To do: Single out each line with the word "this" and copy it.

───── Records to use ─────

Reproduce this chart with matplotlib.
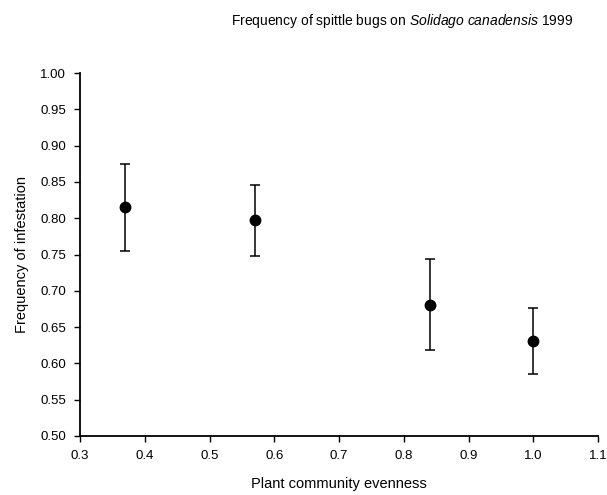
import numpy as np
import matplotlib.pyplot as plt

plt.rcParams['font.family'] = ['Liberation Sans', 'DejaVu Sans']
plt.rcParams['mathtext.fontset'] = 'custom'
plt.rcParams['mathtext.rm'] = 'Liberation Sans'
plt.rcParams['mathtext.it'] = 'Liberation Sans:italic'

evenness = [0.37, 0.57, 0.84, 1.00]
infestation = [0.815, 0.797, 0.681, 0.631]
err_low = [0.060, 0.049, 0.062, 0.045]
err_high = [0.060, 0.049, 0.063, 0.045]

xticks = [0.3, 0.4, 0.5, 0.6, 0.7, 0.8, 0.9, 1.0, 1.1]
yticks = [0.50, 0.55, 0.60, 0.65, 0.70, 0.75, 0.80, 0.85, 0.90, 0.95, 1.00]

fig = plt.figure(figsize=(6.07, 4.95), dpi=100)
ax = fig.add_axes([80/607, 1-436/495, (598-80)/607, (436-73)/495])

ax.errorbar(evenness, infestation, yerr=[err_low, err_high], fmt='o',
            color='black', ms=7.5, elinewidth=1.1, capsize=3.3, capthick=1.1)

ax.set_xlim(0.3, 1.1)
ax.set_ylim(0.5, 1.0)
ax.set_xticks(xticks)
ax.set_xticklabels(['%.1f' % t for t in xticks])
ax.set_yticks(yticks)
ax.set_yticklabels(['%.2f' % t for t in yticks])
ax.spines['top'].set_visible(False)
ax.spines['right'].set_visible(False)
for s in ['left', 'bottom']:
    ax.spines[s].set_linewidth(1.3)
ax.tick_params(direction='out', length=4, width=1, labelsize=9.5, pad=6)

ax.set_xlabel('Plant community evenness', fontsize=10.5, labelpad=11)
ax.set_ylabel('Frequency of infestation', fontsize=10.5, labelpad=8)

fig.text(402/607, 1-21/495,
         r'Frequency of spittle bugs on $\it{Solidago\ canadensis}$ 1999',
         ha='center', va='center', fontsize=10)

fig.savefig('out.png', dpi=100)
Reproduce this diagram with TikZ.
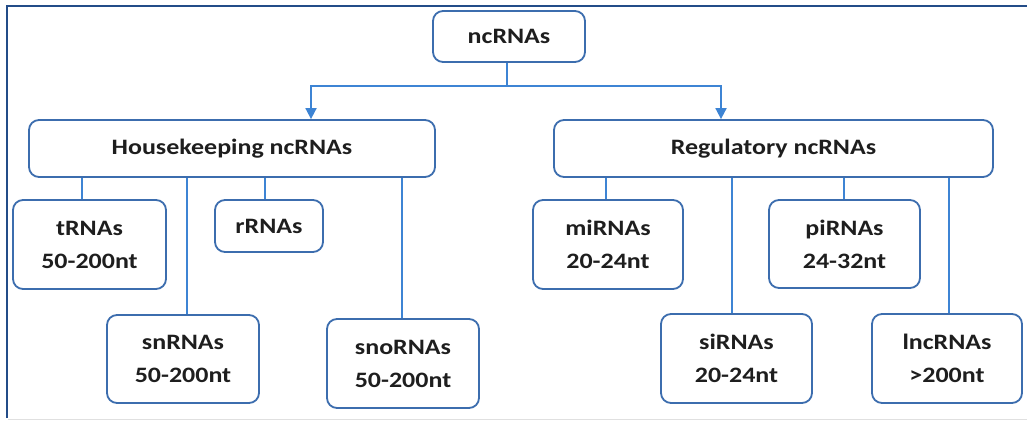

─────

Response:
Reproduce this chart with matplotlib.
Reproduce this diagram with TikZ.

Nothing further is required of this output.